Skip all pictures, then copy the lines from the start of the data through the line with "const yTicks: number[]", keeping both ends.

---- MATERIAL

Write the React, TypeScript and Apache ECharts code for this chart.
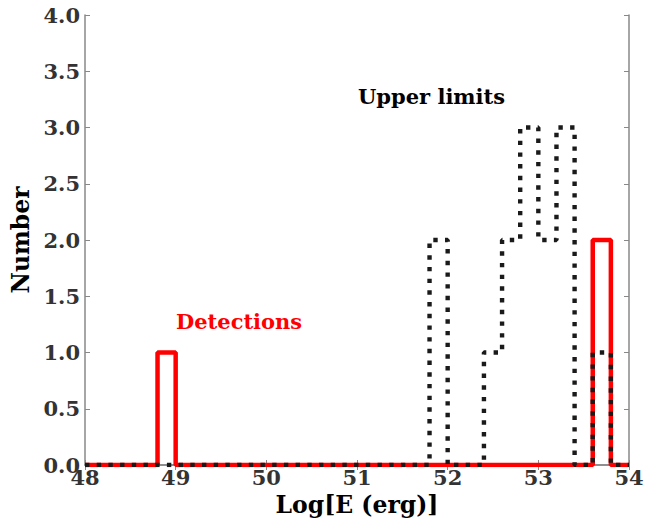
import React, { useEffect, useRef } from "react";
import * as echarts from "echarts";

const binEdges: number[] = [
  48.0, 48.2, 48.4, 48.6, 48.8, 49.0, 49.2, 49.4, 49.6, 49.8,
  50.0, 50.2, 50.4, 50.6, 50.8, 51.0, 51.2, 51.4, 51.6, 51.8,
  52.0, 52.2, 52.4, 52.6, 52.8, 53.0, 53.2, 53.4, 53.6, 53.8, 54.0,
];
const detections: number[] = [
  0, 0, 0, 0, 1, 0, 0, 0, 0, 0,
  0, 0, 0, 0, 0, 0, 0, 0, 0, 0,
  0, 0, 0, 0, 0, 0, 0, 0, 2, 0,
];
const upperLimits: number[] = [
  0, 0, 0, 0, 0, 0, 0, 0, 0, 0,
  0, 0, 0, 0, 0, 0, 0, 0, 0, 2,
  0, 0, 1, 2, 3, 2, 3, 0, 1, 0,
];
const yTicks: number[] = [0, 0.5, 1, 1.5, 2, 2.5, 3, 3.5, 4];

function stepData(counts: number[]): number[][] {
  const pts: number[][] = [];
  counts.forEach((c, i) => {
    pts.push([binEdges[i], c]);
    pts.push([binEdges[i + 1], c]);
  });
  return pts;
}

const FONT = "DejaVu Serif";

export default function App() {
  const ref = useRef<HTMLDivElement>(null);
  useEffect(() => {
    if (!ref.current) return;
    const chart = echarts.init(ref.current, null, { renderer: "svg" });
    const axisLine = { show: true, lineStyle: { color: "#888888", width: 1.5 } };
    const axisTick = { show: true, inside: true, length: 5, lineStyle: { color: "#888888", width: 1 } };
    const labelStyle = {
      fontFamily: FONT,
      fontWeight: "bold" as const,
      fontSize: 21,
      color: "#333333",
    };
    chart.setOption({
      animation: false,
      backgroundColor: "#ffffff",
      grid: { left: 85, right: 41, top: 15, bottom: 53, containLabel: false, outerBoundsMode: "none" },
      xAxis: [
        {
          type: "value",
          min: binEdges[0],
          max: binEdges[binEdges.length - 1],
          interval: 1,
          position: "bottom",
          name: "Log[E (erg)]",
          nameLocation: "middle",
          nameGap: 25,
          nameTextStyle: { fontFamily: FONT, fontWeight: "bold", fontSize: 23.5, color: "#000000" },
          axisLine,
          axisTick,
          axisLabel: { ...labelStyle, margin: 2 },
          splitLine: { show: false },
        },
        {
          type: "value",
          min: binEdges[0],
          max: binEdges[binEdges.length - 1],
          interval: 1,
          position: "top",
          axisLine,
          axisTick,
          axisLabel: { show: false },
          splitLine: { show: false },
        },
      ],
      yAxis: [
        {
          type: "value",
          min: yTicks[0],
          max: yTicks[yTicks.length - 1],
          interval: 0.5,
          position: "left",
          name: "Number",
          nameLocation: "middle",
          nameGap: 44,
          nameTextStyle: { fontFamily: FONT, fontWeight: "bold", fontSize: 23.5, color: "#000000" },
          axisLine,
          axisTick,
          axisLabel: { ...labelStyle, margin: 5, formatter: (v: number) => v.toFixed(1) },
          splitLine: { show: false },
        },
        {
          type: "value",
          min: yTicks[0],
          max: yTicks[yTicks.length - 1],
          interval: 0.5,
          position: "right",
          axisLine,
          axisTick,
          axisLabel: { show: false },
          splitLine: { show: false },
        },
      ],
      series: [
        {
          name: "Detections",
          type: "line",
          data: stepData(detections),
          symbol: "none",
          lineStyle: { color: "#ff0000", width: 4.5 },
          z: 2,
        },
        {
          name: "Upper limits",
          type: "line",
          data: stepData(upperLimits),
          symbol: "none",
          lineStyle: { color: "#1a1a1a", width: 4.4, type: [4.4, 7.3] },
          z: 3,
        },
      ],
      graphic: [
        {
          type: "text",
          left: 358,
          top: 86,
          style: { text: "Upper limits", fontFamily: FONT, fontWeight: "bold", fontSize: 21, fill: "#000000" },
        },
        {
          type: "text",
          left: 176,
          top: 311,
          style: { text: "Detections", fontFamily: FONT, fontWeight: "bold", fontSize: 21, fill: "#ff0000" },
        },
      ],
    });
    return () => chart.dispose();
  }, []);
  return <div ref={ref} style={{ width: 670, height: 518, position: "absolute", left: 0, top: 0 }} />;
}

--------

§ TASK SOLUTION:
Write the React, TypeScript and Apache ECharts code for this chart.
import React, { useEffect, useRef } from "react";
import * as echarts from "echarts";

const binEdges: number[] = [
  48.0, 48.2, 48.4, 48.6, 48.8, 49.0, 49.2, 49.4, 49.6, 49.8,
  50.0, 50.2, 50.4, 50.6, 50.8, 51.0, 51.2, 51.4, 51.6, 51.8,
  52.0, 52.2, 52.4, 52.6, 52.8, 53.0, 53.2, 53.4, 53.6, 53.8, 54.0,
];
const detections: number[] = [
  0, 0, 0, 0, 1, 0, 0, 0, 0, 0,
  0, 0, 0, 0, 0, 0, 0, 0, 0, 0,
  0, 0, 0, 0, 0, 0, 0, 0, 2, 0,
];
const upperLimits: number[] = [
  0, 0, 0, 0, 0, 0, 0, 0, 0, 0,
  0, 0, 0, 0, 0, 0, 0, 0, 0, 2,
  0, 0, 1, 2, 3, 2, 3, 0, 1, 0,
];
const yTicks: number[] = [0, 0.5, 1, 1.5, 2, 2.5, 3, 3.5, 4];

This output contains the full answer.